OBJECTIVE: The entries are to be returned exactly, with images left out.

LISTING:
## Begin

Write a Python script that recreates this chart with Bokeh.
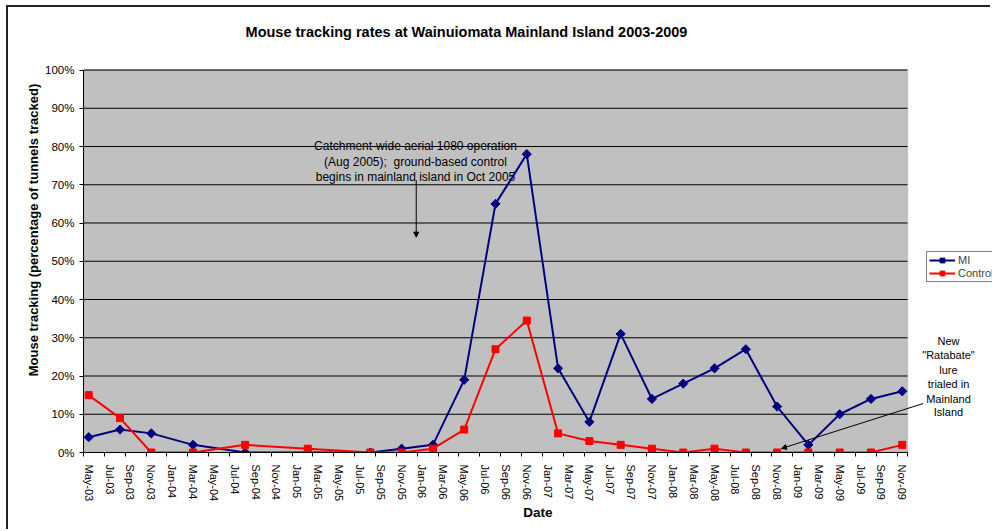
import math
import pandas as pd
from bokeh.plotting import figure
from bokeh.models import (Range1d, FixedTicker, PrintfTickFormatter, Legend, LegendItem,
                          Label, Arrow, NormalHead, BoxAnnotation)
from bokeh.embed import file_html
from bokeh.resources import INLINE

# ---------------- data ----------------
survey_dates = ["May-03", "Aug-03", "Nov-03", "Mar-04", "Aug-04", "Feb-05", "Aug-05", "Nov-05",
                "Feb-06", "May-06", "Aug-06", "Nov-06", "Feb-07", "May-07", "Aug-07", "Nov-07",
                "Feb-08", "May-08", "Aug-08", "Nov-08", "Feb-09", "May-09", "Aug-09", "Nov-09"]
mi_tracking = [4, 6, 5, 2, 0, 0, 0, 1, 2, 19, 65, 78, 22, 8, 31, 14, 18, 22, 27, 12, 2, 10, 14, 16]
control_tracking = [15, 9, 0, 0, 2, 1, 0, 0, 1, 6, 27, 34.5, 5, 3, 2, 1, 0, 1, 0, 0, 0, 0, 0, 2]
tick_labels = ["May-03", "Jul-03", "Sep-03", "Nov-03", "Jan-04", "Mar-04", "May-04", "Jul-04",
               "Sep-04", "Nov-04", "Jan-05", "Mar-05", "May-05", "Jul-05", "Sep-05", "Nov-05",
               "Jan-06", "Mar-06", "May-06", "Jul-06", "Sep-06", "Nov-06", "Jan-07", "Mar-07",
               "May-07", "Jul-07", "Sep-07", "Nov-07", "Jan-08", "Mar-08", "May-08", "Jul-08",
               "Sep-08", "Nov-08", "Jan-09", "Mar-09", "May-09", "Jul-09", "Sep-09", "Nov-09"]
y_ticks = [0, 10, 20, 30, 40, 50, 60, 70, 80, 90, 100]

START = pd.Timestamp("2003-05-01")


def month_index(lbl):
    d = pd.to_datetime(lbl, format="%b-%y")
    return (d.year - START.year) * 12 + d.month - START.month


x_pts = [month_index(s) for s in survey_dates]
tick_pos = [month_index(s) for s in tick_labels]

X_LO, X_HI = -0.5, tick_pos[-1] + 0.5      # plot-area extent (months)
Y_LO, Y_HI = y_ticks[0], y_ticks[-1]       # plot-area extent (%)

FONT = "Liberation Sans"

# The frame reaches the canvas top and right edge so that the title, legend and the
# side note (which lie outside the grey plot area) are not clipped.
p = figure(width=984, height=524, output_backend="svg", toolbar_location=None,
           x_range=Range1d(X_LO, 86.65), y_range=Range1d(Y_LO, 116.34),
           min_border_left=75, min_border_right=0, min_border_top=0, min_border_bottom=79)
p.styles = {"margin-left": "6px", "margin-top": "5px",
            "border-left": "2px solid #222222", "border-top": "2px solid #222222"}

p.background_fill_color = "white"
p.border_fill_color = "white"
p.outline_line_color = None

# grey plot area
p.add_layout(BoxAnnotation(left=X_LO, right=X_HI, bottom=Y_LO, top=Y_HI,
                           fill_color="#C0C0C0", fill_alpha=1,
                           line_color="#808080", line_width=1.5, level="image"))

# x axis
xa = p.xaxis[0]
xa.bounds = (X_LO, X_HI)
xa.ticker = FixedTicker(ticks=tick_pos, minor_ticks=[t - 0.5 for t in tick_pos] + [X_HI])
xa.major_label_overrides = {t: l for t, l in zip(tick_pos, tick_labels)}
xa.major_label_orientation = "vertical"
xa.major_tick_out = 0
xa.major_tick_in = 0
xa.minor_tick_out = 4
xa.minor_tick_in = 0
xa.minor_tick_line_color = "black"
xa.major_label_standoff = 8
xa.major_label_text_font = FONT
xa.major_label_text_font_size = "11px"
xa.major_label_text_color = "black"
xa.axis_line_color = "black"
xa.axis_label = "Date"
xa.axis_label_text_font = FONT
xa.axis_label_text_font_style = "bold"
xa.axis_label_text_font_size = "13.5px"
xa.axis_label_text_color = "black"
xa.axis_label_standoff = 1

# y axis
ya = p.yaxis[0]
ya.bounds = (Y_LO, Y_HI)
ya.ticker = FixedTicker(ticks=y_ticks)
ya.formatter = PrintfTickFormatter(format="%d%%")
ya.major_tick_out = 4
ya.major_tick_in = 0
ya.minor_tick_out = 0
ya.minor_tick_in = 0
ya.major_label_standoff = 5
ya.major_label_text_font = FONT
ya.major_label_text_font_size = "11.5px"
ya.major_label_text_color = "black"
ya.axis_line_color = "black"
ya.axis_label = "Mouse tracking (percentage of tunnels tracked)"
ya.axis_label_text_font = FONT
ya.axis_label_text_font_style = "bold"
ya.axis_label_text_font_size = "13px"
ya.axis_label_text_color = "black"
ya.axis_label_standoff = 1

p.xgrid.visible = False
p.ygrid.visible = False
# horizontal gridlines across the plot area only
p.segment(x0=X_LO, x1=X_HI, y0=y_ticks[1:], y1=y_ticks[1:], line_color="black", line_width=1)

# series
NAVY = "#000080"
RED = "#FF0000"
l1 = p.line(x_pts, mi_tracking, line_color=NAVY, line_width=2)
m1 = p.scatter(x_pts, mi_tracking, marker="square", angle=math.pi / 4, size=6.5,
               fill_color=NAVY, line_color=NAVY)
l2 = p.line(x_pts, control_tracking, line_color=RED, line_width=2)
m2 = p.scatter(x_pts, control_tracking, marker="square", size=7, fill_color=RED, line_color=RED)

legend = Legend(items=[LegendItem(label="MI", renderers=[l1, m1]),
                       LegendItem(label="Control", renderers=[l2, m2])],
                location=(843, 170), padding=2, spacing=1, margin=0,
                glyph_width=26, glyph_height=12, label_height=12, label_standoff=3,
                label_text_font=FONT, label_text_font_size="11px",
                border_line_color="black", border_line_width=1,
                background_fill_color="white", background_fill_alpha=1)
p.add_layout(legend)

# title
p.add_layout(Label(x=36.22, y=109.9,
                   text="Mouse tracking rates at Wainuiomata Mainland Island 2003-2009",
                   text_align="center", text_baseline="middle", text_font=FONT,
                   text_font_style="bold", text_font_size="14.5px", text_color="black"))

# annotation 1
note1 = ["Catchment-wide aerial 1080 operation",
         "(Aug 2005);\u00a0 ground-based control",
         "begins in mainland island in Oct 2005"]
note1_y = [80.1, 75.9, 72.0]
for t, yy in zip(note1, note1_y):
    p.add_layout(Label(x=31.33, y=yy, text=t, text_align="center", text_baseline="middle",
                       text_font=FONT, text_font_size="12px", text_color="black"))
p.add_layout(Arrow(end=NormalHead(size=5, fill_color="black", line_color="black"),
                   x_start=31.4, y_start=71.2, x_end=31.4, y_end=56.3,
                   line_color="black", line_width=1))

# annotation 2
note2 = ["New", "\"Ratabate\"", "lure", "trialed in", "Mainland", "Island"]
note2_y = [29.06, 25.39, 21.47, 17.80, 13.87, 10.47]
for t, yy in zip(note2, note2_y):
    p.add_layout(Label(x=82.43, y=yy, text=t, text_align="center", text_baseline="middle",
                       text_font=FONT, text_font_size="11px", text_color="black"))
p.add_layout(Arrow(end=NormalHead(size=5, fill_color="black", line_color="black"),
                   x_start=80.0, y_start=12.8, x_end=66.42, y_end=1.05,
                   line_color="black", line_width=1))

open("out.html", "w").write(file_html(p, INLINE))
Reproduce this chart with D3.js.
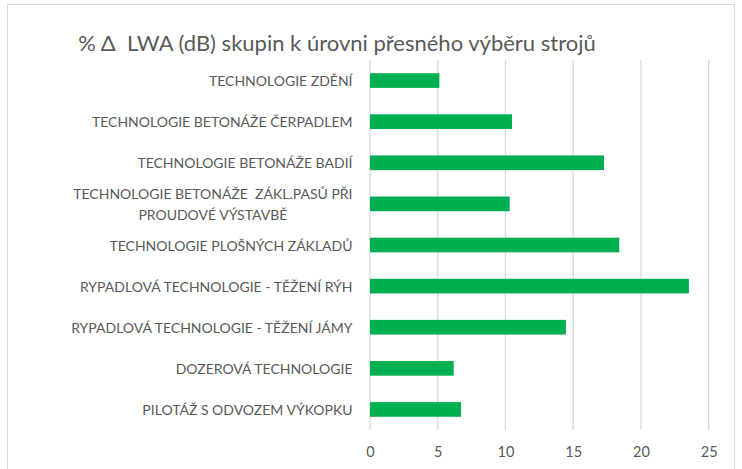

## End

OUTPUT:
Write a Python script that recreates this chart with Bokeh.
import math
import pandas as pd
from bokeh.plotting import figure
from bokeh.models import (Range1d, FixedTicker, PrintfTickFormatter, Legend, LegendItem,
                          Label, Arrow, NormalHead, BoxAnnotation)
from bokeh.embed import file_html
from bokeh.resources import INLINE

# ---------------- data ----------------
survey_dates = ["May-03", "Aug-03", "Nov-03", "Mar-04", "Aug-04", "Feb-05", "Aug-05", "Nov-05",
                "Feb-06", "May-06", "Aug-06", "Nov-06", "Feb-07", "May-07", "Aug-07", "Nov-07",
                "Feb-08", "May-08", "Aug-08", "Nov-08", "Feb-09", "May-09", "Aug-09", "Nov-09"]
mi_tracking = [4, 6, 5, 2, 0, 0, 0, 1, 2, 19, 65, 78, 22, 8, 31, 14, 18, 22, 27, 12, 2, 10, 14, 16]
control_tracking = [15, 9, 0, 0, 2, 1, 0, 0, 1, 6, 27, 34.5, 5, 3, 2, 1, 0, 1, 0, 0, 0, 0, 0, 2]
tick_labels = ["May-03", "Jul-03", "Sep-03", "Nov-03", "Jan-04", "Mar-04", "May-04", "Jul-04",
               "Sep-04", "Nov-04", "Jan-05", "Mar-05", "May-05", "Jul-05", "Sep-05", "Nov-05",
               "Jan-06", "Mar-06", "May-06", "Jul-06", "Sep-06", "Nov-06", "Jan-07", "Mar-07",
               "May-07", "Jul-07", "Sep-07", "Nov-07", "Jan-08", "Mar-08", "May-08", "Jul-08",
               "Sep-08", "Nov-08", "Jan-09", "Mar-09", "May-09", "Jul-09", "Sep-09", "Nov-09"]
y_ticks = [0, 10, 20, 30, 40, 50, 60, 70, 80, 90, 100]

START = pd.Timestamp("2003-05-01")


def month_index(lbl):
    d = pd.to_datetime(lbl, format="%b-%y")
    return (d.year - START.year) * 12 + d.month - START.month


x_pts = [month_index(s) for s in survey_dates]
tick_pos = [month_index(s) for s in tick_labels]

X_LO, X_HI = -0.5, tick_pos[-1] + 0.5      # plot-area extent (months)
Y_LO, Y_HI = y_ticks[0], y_ticks[-1]       # plot-area extent (%)

FONT = "Liberation Sans"

# The frame reaches the canvas top and right edge so that the title, legend and the
# side note (which lie outside the grey plot area) are not clipped.
p = figure(width=984, height=524, output_backend="svg", toolbar_location=None,
           x_range=Range1d(X_LO, 86.65), y_range=Range1d(Y_LO, 116.34),
           min_border_left=75, min_border_right=0, min_border_top=0, min_border_bottom=79)
p.styles = {"margin-left": "6px", "margin-top": "5px",
            "border-left": "2px solid #222222", "border-top": "2px solid #222222"}

p.background_fill_color = "white"
p.border_fill_color = "white"
p.outline_line_color = None

# grey plot area
p.add_layout(BoxAnnotation(left=X_LO, right=X_HI, bottom=Y_LO, top=Y_HI,
                           fill_color="#C0C0C0", fill_alpha=1,
                           line_color="#808080", line_width=1.5, level="image"))

# x axis
xa = p.xaxis[0]
xa.bounds = (X_LO, X_HI)
xa.ticker = FixedTicker(ticks=tick_pos, minor_ticks=[t - 0.5 for t in tick_pos] + [X_HI])
xa.major_label_overrides = {t: l for t, l in zip(tick_pos, tick_labels)}
xa.major_label_orientation = "vertical"
xa.major_tick_out = 0
xa.major_tick_in = 0
xa.minor_tick_out = 4
xa.minor_tick_in = 0
xa.minor_tick_line_color = "black"
xa.major_label_standoff = 8
xa.major_label_text_font = FONT
xa.major_label_text_font_size = "11px"
xa.major_label_text_color = "black"
xa.axis_line_color = "black"
xa.axis_label = "Date"
xa.axis_label_text_font = FONT
xa.axis_label_text_font_style = "bold"
xa.axis_label_text_font_size = "13.5px"
xa.axis_label_text_color = "black"
xa.axis_label_standoff = 1

# y axis
ya = p.yaxis[0]
ya.bounds = (Y_LO, Y_HI)
ya.ticker = FixedTicker(ticks=y_ticks)
ya.formatter = PrintfTickFormatter(format="%d%%")
ya.major_tick_out = 4
ya.major_tick_in = 0
ya.minor_tick_out = 0
ya.minor_tick_in = 0
ya.major_label_standoff = 5
ya.major_label_text_font = FONT
ya.major_label_text_font_size = "11.5px"
ya.major_label_text_color = "black"
ya.axis_line_color = "black"
ya.axis_label = "Mouse tracking (percentage of tunnels tracked)"
ya.axis_label_text_font = FONT
ya.axis_label_text_font_style = "bold"
ya.axis_label_text_font_size = "13px"
ya.axis_label_text_color = "black"
ya.axis_label_standoff = 1

p.xgrid.visible = False
p.ygrid.visible = False
# horizontal gridlines across the plot area only
p.segment(x0=X_LO, x1=X_HI, y0=y_ticks[1:], y1=y_ticks[1:], line_color="black", line_width=1)

# series
NAVY = "#000080"
RED = "#FF0000"
l1 = p.line(x_pts, mi_tracking, line_color=NAVY, line_width=2)
m1 = p.scatter(x_pts, mi_tracking, marker="square", angle=math.pi / 4, size=6.5,
               fill_color=NAVY, line_color=NAVY)
l2 = p.line(x_pts, control_tracking, line_color=RED, line_width=2)
m2 = p.scatter(x_pts, control_tracking, marker="square", size=7, fill_color=RED, line_color=RED)

legend = Legend(items=[LegendItem(label="MI", renderers=[l1, m1]),
                       LegendItem(label="Control", renderers=[l2, m2])],
                location=(843, 170), padding=2, spacing=1, margin=0,
                glyph_width=26, glyph_height=12, label_height=12, label_standoff=3,
                label_text_font=FONT, label_text_font_size="11px",
                border_line_color="black", border_line_width=1,
                background_fill_color="white", background_fill_alpha=1)
p.add_layout(legend)

# title
p.add_layout(Label(x=36.22, y=109.9,
                   text="Mouse tracking rates at Wainuiomata Mainland Island 2003-2009",
                   text_align="center", text_baseline="middle", text_font=FONT,
                   text_font_style="bold", text_font_size="14.5px", text_color="black"))

# annotation 1
note1 = ["Catchment-wide aerial 1080 operation",
         "(Aug 2005);\u00a0 ground-based control",
         "begins in mainland island in Oct 2005"]
note1_y = [80.1, 75.9, 72.0]
for t, yy in zip(note1, note1_y):
    p.add_layout(Label(x=31.33, y=yy, text=t, text_align="center", text_baseline="middle",
                       text_font=FONT, text_font_size="12px", text_color="black"))
p.add_layout(Arrow(end=NormalHead(size=5, fill_color="black", line_color="black"),
                   x_start=31.4, y_start=71.2, x_end=31.4, y_end=56.3,
                   line_color="black", line_width=1))

# annotation 2
note2 = ["New", "\"Ratabate\"", "lure", "trialed in", "Mainland", "Island"]
note2_y = [29.06, 25.39, 21.47, 17.80, 13.87, 10.47]
for t, yy in zip(note2, note2_y):
    p.add_layout(Label(x=82.43, y=yy, text=t, text_align="center", text_baseline="middle",
                       text_font=FONT, text_font_size="11px", text_color="black"))
p.add_layout(Arrow(end=NormalHead(size=5, fill_color="black", line_color="black"),
                   x_start=80.0, y_start=12.8, x_end=66.42, y_end=1.05,
                   line_color="black", line_width=1))

open("out.html", "w").write(file_html(p, INLINE))
Reproduce this chart with D3.js.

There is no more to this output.